143. Memorandum of Telephone Conversation Between Secretary of State Dulles and the Assistant Secretary of State for Near Eastern and South Asian Affairs (Rountree)0


The Sec said he really feels terribly about the sentence of Jamali.2 He realizes probably to speak out would do more harm than good. On the [Page 353] other hand there are times when you feel such a strong sense of moral indignation it is very difficult to keep quiet. And he feels that way about this. He suggested saying something—or would it be too much of a challenge? The Sec wanted to let R know how he feels and having told him that handle it the best way he can.3 He gathers this Hussein thing is quieting down—he has postponed his vacation—the Syrians did it for us.

  1. Source: Eisenhower Library, Dulles Papers, General Telephone Conversations. Transcribed by Phyllis D. Bernau. The Secretary was attending the consultative meeting of the Colombo Plan held in Seattle, November 10–13; Rountree was in Washington.
  2. Pacific time.
  3. On November 10 the Iraqi Special High Military Court sentenced Fadhil Jamali, a former Iraqi Prime Minister and Foreign Minister, to death.
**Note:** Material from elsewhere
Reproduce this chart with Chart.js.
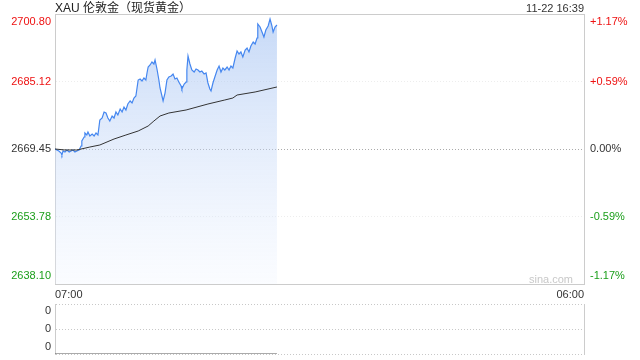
<!DOCTYPE html>
<html>
<head>
<meta charset="utf-8">
<script src="https://cdn.jsdelivr.net/npm/chart.js@4.4.1/dist/chart.umd.min.js"></script>
<style>
  body { margin: 0; background: #fff; font-family: Arial, "Liberation Sans", "Noto Sans CJK SC", sans-serif; }
  #wrap { position: relative; width: 640px; height: 360px; overflow: hidden; }
  canvas { position: absolute; left: 0; }
  #price { top: 0; }
  #vol { top: 295px; }
  .txt { position: absolute; white-space: nowrap; }
  #title { left: 55px; top: 1px; font-size: 12px; line-height: 14px; color: #222; }
  #stamp { right: 56px; top: 1px; font-size: 11px; line-height: 14px; color: #333; }
  #mark { right: 67px; top: 272px; font-size: 11px; line-height: 14px; color: #c8c8c8; }
</style>
</head>
<body>
<div id="wrap">
  <canvas id="price" width="640" height="300"></canvas>
  <canvas id="vol" width="640" height="65"></canvas>
  <div class="txt" id="title">XAU 伦敦金（现货黄金）</div>
  <div class="txt" id="stamp">11-22 16:39</div>
  <div class="txt" id="mark">sina.com</div>
</div>
<script>
// 分时价格
const times = [
  "07:00", "07:05", "07:10", "07:16", "07:18", "07:21", "07:26", "07:31", "07:37", "07:42",
  "07:47", "07:52", "07:57", "08:03", "08:08", "08:10", "08:16", "08:18", "08:23", "08:26",
  "08:31", "08:37", "08:42", "08:47", "08:52", "08:57", "09:03", "09:08", "09:13", "09:18",
  "09:23", "09:29", "09:34", "09:39", "09:44", "09:50", "09:55", "10:00", "10:05", "10:10",
  "10:16", "10:21", "10:26", "10:31", "10:34", "10:37", "10:42", "10:47", "10:52", "10:57",
  "11:00", "11:03", "11:08", "11:13", "11:18", "11:21", "11:26", "11:31", "11:34", "11:39",
  "11:42", "11:47", "11:52", "11:57", "12:03", "12:08", "12:13", "12:18", "12:23", "12:29",
  "12:31", "12:37", "12:42", "12:44", "12:47", "12:52", "12:57", "13:03", "13:08", "13:13",
  "13:18", "13:23", "13:29", "13:34", "13:39", "13:44", "13:47", "13:52", "13:57", "14:03",
  "14:08", "14:13", "14:18", "14:23", "14:29", "14:34", "14:39", "14:44", "14:50", "14:55",
  "15:00", "15:05", "15:10", "15:16", "15:21", "15:26", "15:31", "15:37", "15:42", "15:47",
  "15:49", "15:55", "16:00", "16:05", "16:10", "16:16", "16:21", "16:26", "16:29", "16:34",
  "16:39"
];
const prices = [
  2669.45, 2669.22, 2668.99, 2668.52, 2668.06, 2668.99, 2668.75, 2669.22, 2668.75, 2668.99,
  2669.22, 2668.75, 2668.99, 2669.22, 2670.15, 2671.31, 2672.24, 2673.17, 2672.70, 2673.40,
  2672.47, 2672.93, 2672.47, 2673.17, 2672.70, 2676.18, 2676.65, 2678.04, 2677.81, 2676.65,
  2675.95, 2677.11, 2676.65, 2678.04, 2677.35, 2678.74, 2678.04, 2679.20, 2678.51, 2679.90,
  2680.60, 2680.13, 2681.29, 2681.76, 2683.62, 2685.47, 2685.71, 2685.24, 2685.94, 2685.47,
  2687.10, 2688.49, 2688.96, 2689.65, 2689.19, 2690.12, 2688.03, 2685.47, 2683.62, 2681.76,
  2680.60, 2682.45, 2685.47, 2686.17, 2686.40, 2686.87, 2685.71, 2685.94, 2685.01, 2684.08,
  2683.38, 2684.54, 2685.01, 2687.80, 2691.05, 2689.19, 2687.80, 2687.33, 2688.03, 2687.80,
  2687.33, 2687.56, 2686.87, 2687.10, 2684.78, 2683.38, 2682.92, 2684.78, 2686.17, 2687.80,
  2688.72, 2687.33, 2688.26, 2687.80, 2688.49, 2687.80, 2688.72, 2688.26, 2690.58, 2692.21,
  2691.51, 2691.98, 2690.81, 2692.44, 2692.90, 2691.98, 2693.37, 2694.30, 2693.83, 2695.23,
  2698.48, 2697.78, 2696.62, 2695.46, 2697.08, 2698.01, 2699.64, 2698.01, 2696.62, 2697.78,
  2698.25
];
// 均价线
const avgTimes = ["07:00", "07:26", "07:57", "08:31", "08:57", "09:34", "10:05", "10:37", "11:03", "11:18",
  "11:34", "11:57", "12:42", "13:39", "14:23", "14:44", "14:55", "15:42", "16:39"];
const avgPrices = [2669.45, 2669.22, 2669.22, 2669.91, 2670.38, 2671.77, 2672.70, 2673.63, 2674.79, 2675.95,
  2677.11, 2677.81, 2678.51, 2679.90, 2680.83, 2681.29, 2681.99, 2682.69, 2683.85];
// 成交量
const volTimes = ["07:00", "16:39"];
const volumes = [0, 0];

const yTicks = [2638.10, 2653.78, 2669.45, 2685.12, 2700.80];
const yLabels = ["2638.10", "2653.78", "2669.45", "2685.12", "2700.80"];
const pctLabels = ["-1.17%", "-0.59%", "0.00%", "+0.59%", "+1.17%"];
const xTicks = [0, 1380]; // minutes after 07:00
const xLabels = ["07:00", "06:00"];
const volTicks = [0, 1, 2];
const volLabels = ["0", "0", "0"];

const tickColors = ["#1a9e1a", "#1a9e1a", "#333", "#ee1111", "#ee1111"];
const gridColors = ["rgba(0,0,0,0)", "#ededed", "#aaa", "#ededed", "rgba(0,0,0,0)"];
const FONT = "Arial, 'Liberation Sans', sans-serif";

function toMin(t) {
  const [h, m] = t.split(":").map(Number);
  return (h - 7) * 60 + m;
}

// top / bottom labels sit inside the box
function edgeLabel(text, i, n) {
  if (i === 0) return [text, ""];
  if (i === n - 1) return ["", text];
  return text;
}

// fixed axis size, no extra room for the edge labels
function fixWidth(w) {
  return (s) => {
    s.width = w;
    s.paddingTop = 0;
    s.paddingBottom = 0;
  };
}

function fixHeight(h) {
  return (s) => {
    s.height = h;
    s.paddingLeft = 0;
    s.paddingRight = 0;
  };
}

function areaFill(c) {
  const area = c.chart.chartArea;
  if (!area) return "rgba(0,0,0,0)";
  const g = c.chart.ctx.createLinearGradient(0, area.top, 0, area.bottom);
  g.addColorStop(0, "rgba(150,185,240,0.55)");
  g.addColorStop(1, "rgba(240,245,255,0.3)");
  return g;
}

new Chart(document.getElementById("price"), {
  type: "line",
  data: {
    datasets: [
      {
        data: avgTimes.map((t, i) => ({ x: toMin(t), y: avgPrices[i] })),
        borderColor: "#333",
        borderWidth: 1,
        pointRadius: 0,
        fill: false,
      },
      {
        data: times.map((t, i) => ({ x: toMin(t), y: prices[i] })),
        borderColor: "#4587f0",
        borderWidth: 1.2,
        pointRadius: 0,
        fill: "start",
        backgroundColor: areaFill,
      },
    ],
  },
  options: {
    responsive: false,
    animation: false,
    layout: { padding: { top: 14 } },
    plugins: { legend: { display: false }, tooltip: { enabled: false } },
    scales: {
      x: {
        type: "linear",
        min: 0,
        max: 1380,
        afterBuildTicks: (s) => { s.ticks = xTicks.map((v) => ({ value: v })); },
        afterFit: fixHeight(16),
        ticks: {
          callback: (v, i) => xLabels[i],
          align: "inner",
          maxRotation: 0,
          autoSkip: false,
          padding: 4,
          color: "#333",
          font: { family: FONT, size: 11 },
        },
        grid: { display: false, drawTicks: false },
        border: { display: true, color: "#ccc" },
      },
      xTop: {
        type: "linear",
        position: "top",
        min: 0,
        max: 1380,
        afterFit: fixHeight(0),
        ticks: { display: false },
        grid: { display: false, drawTicks: false },
        border: { display: true, color: "#ccc" },
      },
      y: {
        min: 2638.10,
        max: 2700.80,
        afterBuildTicks: (s) => { s.ticks = yTicks.map((v) => ({ value: v })); },
        afterFit: fixWidth(55),
        ticks: {
          callback: (v, i) => edgeLabel(yLabels[i], i, yLabels.length),
          color: (c) => tickColors[c.index],
          autoSkip: false,
          padding: 4,
          font: { family: FONT, size: 11, lineHeight: 1.45 },
        },
        grid: { color: (c) => gridColors[c.index], drawTicks: false },
        border: { display: true, color: "#ccc", dash: [1, 2] },
      },
      y2: {
        position: "right",
        min: 2638.10,
        max: 2700.80,
        afterBuildTicks: (s) => { s.ticks = yTicks.map((v) => ({ value: v })); },
        afterFit: fixWidth(56),
        ticks: {
          callback: (v, i) => edgeLabel(pctLabels[i], i, pctLabels.length),
          color: (c) => tickColors[c.index],
          autoSkip: false,
          padding: 6,
          font: { family: FONT, size: 11, lineHeight: 1.45 },
        },
        grid: { display: false, drawTicks: false },
        border: { display: true, color: "#ccc" },
      },
    },
  },
});

new Chart(document.getElementById("vol"), {
  type: "line",
  data: {
    datasets: [
      {
        data: volTimes.map((t, i) => ({ x: toMin(t), y: volumes[i] })),
        borderColor: "#555",
        borderWidth: 1,
        pointRadius: 0,
      },
    ],
  },
  options: {
    responsive: false,
    animation: false,
    layout: { padding: { top: 9, bottom: 6 } },
    plugins: { legend: { display: false }, tooltip: { enabled: false } },
    scales: {
      x: { type: "linear", min: 0, max: 1380, display: false },
      y: {
        min: 0,
        max: 2,
        afterBuildTicks: (s) => { s.ticks = volTicks.map((v) => ({ value: v })); },
        afterFit: fixWidth(55),
        ticks: {
          callback: (v, i) => edgeLabel(volLabels[i], i, volLabels.length),
          color: "#333",
          autoSkip: false,
          padding: 4,
          font: { family: FONT, size: 11, lineHeight: 1.2 },
        },
        grid: { color: "#c8c8c8", drawTicks: false },
        border: { display: true, color: "#ccc", dash: [1, 2] },
      },
      y2: {
        position: "right",
        min: 0,
        max: 2,
        afterFit: fixWidth(56),
        ticks: { display: false },
        grid: { display: false, drawTicks: false },
        border: { display: true, color: "#ccc" },
      },
    },
  },
});
</script>
</body>
</html>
In addition, the court passed death sentences on Major General Ghazi Al-Daghestani, former Commanding General of the Third Division and Deputy Chief of Staff, and Lieutenant General Mohammed Rafiq Arif, former Chief of Staff of the Iraqi Armed Forces. The Embassy reported there was speculation that the sentences might be commuted by Qassim to life imprisonment, but that “crowds demonstrating approval of death sentence began to form in city’s usual demonstration districts by mid-morning.” (Telegram 1547 from Baghdad, November 11; Department of State, Central Files, 787.00/11–1158)
  4. In telegram 1358 to Baghdad, November 11, the Department instructed Chargé Fritzlan to make an informal, oral, and nonpublic approach to Qassim and inform him that the death sentences would reflect unfavorably on his government. Although the United States had no desire to interfere in Iraqi affairs, nor comment on the merits of the trials and sentencing, it hoped that for humanitarian reasons the death sentences could be commuted. (Ibid., 787.00/11–1258)

    In telegram 1612 from Baghdad, November 17, Charge Fritzlan reported that he made the informal démarche with Qassim as instructed. Although the Iraqi Prime Minister did not consider the request for clemency an intervention in Iraq’s internal affairs, he was noncommittal on leniency for the three Iraqis under death sentences. (Ibid., 787.00/11–1758) On March 27, 1959, after intercession by the King of Morocco, Qassim commuted these death sentences.